Today we look at one of the smallest mongooses, the common dwarf mongoose, Helogale parvula. Little more than 20cm long and weighing less than half a kilo, the dwarf mongoose is quite widespread in Africa, ranging from Ethiopia down to South Africa. Unlike the species previously reviewed, however, it does not generally inhabit forests, but rather grasslands and open country.
One of its favourite foods is termites, and it will often build its nests near termite mounds. These nests are inhabited by groups of up to twenty individuals, in which only the dominant pair breed. The groups also have some friendly acquaintances: hornbills! (didn’t see that coming, did you? Huh? yeah…) Dwarf mongooses and hornbills often forage together, gaining greater safety from warning each of danger, with their different sensory equipments.

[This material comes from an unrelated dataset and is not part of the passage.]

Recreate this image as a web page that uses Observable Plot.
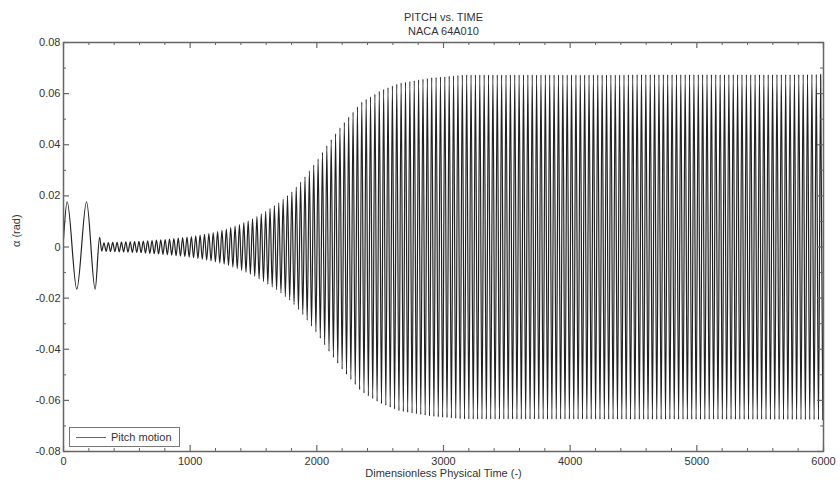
<!DOCTYPE html>
<html>
<head>
<meta charset="utf-8">
<script src="https://cdn.jsdelivr.net/npm/d3@7"></script>
<script src="https://cdn.jsdelivr.net/npm/@observablehq/plot@0.6"></script>
<style>
  body { margin: 0; background: #fff; }
  #chart { position: relative; width: 840px; height: 487px; font-family: "Liberation Sans", Arial, sans-serif; }
  #legend {
    position: absolute; left: 69px; top: 427px; width: 111px; height: 20px;
    box-sizing: border-box; border: 1px solid #777; background: #fff;
    display: flex; align-items: center; font-size: 11px; color: #333;
  }
  #legend .swatch { width: 30px; height: 0; border-top: 1px solid #666; margin: 0 5px 0 6px; }
</style>
</head>
<body>
<div id="chart">
  <div id="legend"><span class="swatch"></span>Pitch motion</div>
</div>
<script>
// Axis ticks
const xTicks = [0, 1000, 2000, 3000, 4000, 5000, 6000];
const yTicks = [-0.08, -0.06, -0.04, -0.02, 0, 0.02, 0.04, 0.06, 0.08];

// Forced pitch pulse at the start of the run: start, extremes, release
const forcedTime  = [0, 29, 105, 182, 250, 285];
const forcedPitch = [0.003, 0.0177, -0.0165, 0.0177, -0.0165, 0.0038];

// Free response after release: amplitude envelope of α (rad) and oscillation period
const envTime = [285, 400, 600, 800, 1000, 1100, 1200, 1300, 1400, 1500, 1600, 1700,
                 1800, 1900, 2000, 2100, 2200, 2350, 2500, 2650, 2900, 3150, 6000];
const envAmp  = [0.0016, 0.0018, 0.0022, 0.0029, 0.0040, 0.0048, 0.0058, 0.0072, 0.0090,
                 0.0112, 0.0141, 0.0173, 0.0214, 0.0270, 0.0337, 0.0411, 0.0478, 0.0565,
                 0.0611, 0.0641, 0.0662, 0.0673, 0.0675];
const period = 34.5;

// Pitch history: forced pulse, then alternating extremes of the free oscillation
const amplitude = d3.scaleLinear(envTime, envAmp);
const pitch = forcedTime.map((t, i) => ({t, alpha: forcedPitch[i]}));
const release = forcedTime[forcedTime.length - 1];
for (let k = 1; release + k * period / 2 <= 6000; k++) {
  const t = release + k * period / 2;
  pitch.push({t, alpha: (k % 2 ? -1 : 1) * amplitude(t)});
}

const W = 840, H = 487;
const mL = 63, mR = 17, mT = 42, mB = 36;
const fw = W - mL - mR, fh = H - mT - mB;
const xMinor = d3.range(0, 6001, 200).filter(v => v % 1000 !== 0);
const yMinor = [-0.07, -0.05, -0.03, -0.01, 0.01, 0.03, 0.05, 0.07];
const ink = "#666";

const plot = Plot.plot({
  width: W, height: H,
  marginLeft: mL, marginRight: mR, marginTop: mT, marginBottom: mB,
  style: {background: "#fff", fontFamily: "'Liberation Sans', Arial, sans-serif", fontSize: "11px", color: "#333"},
  x: {domain: [0, 6000], axis: null},
  y: {domain: [-0.08, 0.08], axis: null},
  marks: [
    Plot.line(pitch, {x: "t", y: "alpha", curve: "monotone-x", stroke: "#222", strokeWidth: 1.2}),
    // inward ticks on all four sides
    Plot.ruleX(xTicks, {insetTop: fh - 6, stroke: ink, strokeWidth: 1.2}),
    Plot.ruleX(xTicks, {insetBottom: fh - 6, stroke: ink, strokeWidth: 1.2}),
    Plot.ruleX(xMinor, {insetTop: fh - 3, stroke: ink}),
    Plot.ruleX(xMinor, {insetBottom: fh - 3, stroke: ink}),
    Plot.ruleY(yTicks, {insetRight: fw - 6, stroke: ink, strokeWidth: 1.2}),
    Plot.ruleY(yTicks, {insetLeft: fw - 6, stroke: ink, strokeWidth: 1.2}),
    Plot.ruleY(yMinor, {insetRight: fw - 3, stroke: ink}),
    Plot.ruleY(yMinor, {insetLeft: fw - 3, stroke: ink}),
    Plot.frame({stroke: ink, strokeWidth: 1.5}),
    Plot.axisX(xTicks, {tickSize: 0, tickPadding: 6, label: null, tickFormat: d => String(d), fill: "#333"}),
    Plot.axisY(yTicks, {tickSize: 0, tickPadding: 3, label: null, tickFormat: d => d === 0 ? "0" : d.toFixed(2), fill: "#333"}),
    // titles and axis labels
    Plot.text(["PITCH vs. TIME"], {frameAnchor: "top", dy: -29, fill: "#333"}),
    Plot.text(["NACA 64A010"], {frameAnchor: "top", dy: -15, fill: "#333"}),
    Plot.text(["Dimensionless Physical Time (-)"], {frameAnchor: "bottom", dy: 25, fill: "#333"}),
    Plot.text(["α (rad)"], {frameAnchor: "left", dx: -47, rotate: -90, fill: "#333"})
  ]
});

document.getElementById("chart").prepend(plot);
</script>
</body>
</html>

Finally, I thought I would throw in some general remarks about mongooses. Mongooses form the family ‘herpestidae’, and their closest relatives are the family ‘viverridae’, which includes civets, genets, linsangs and binturongs, creatures which you may not have heard of, but which it would probably be easiest to imagine as ‘looking kind of like mongooses’. The main differences between the two groups are
1) Mongooses are often active during the day, while viverrids are mainly nocturnal;
2) Mongooses rarely climb trees, while many viverrids spend a lot of time in trees;
3) Viverrids are often pretty colours and patterns, with spots and stripes and so forth. Mongooses, not so much. But they are still cute!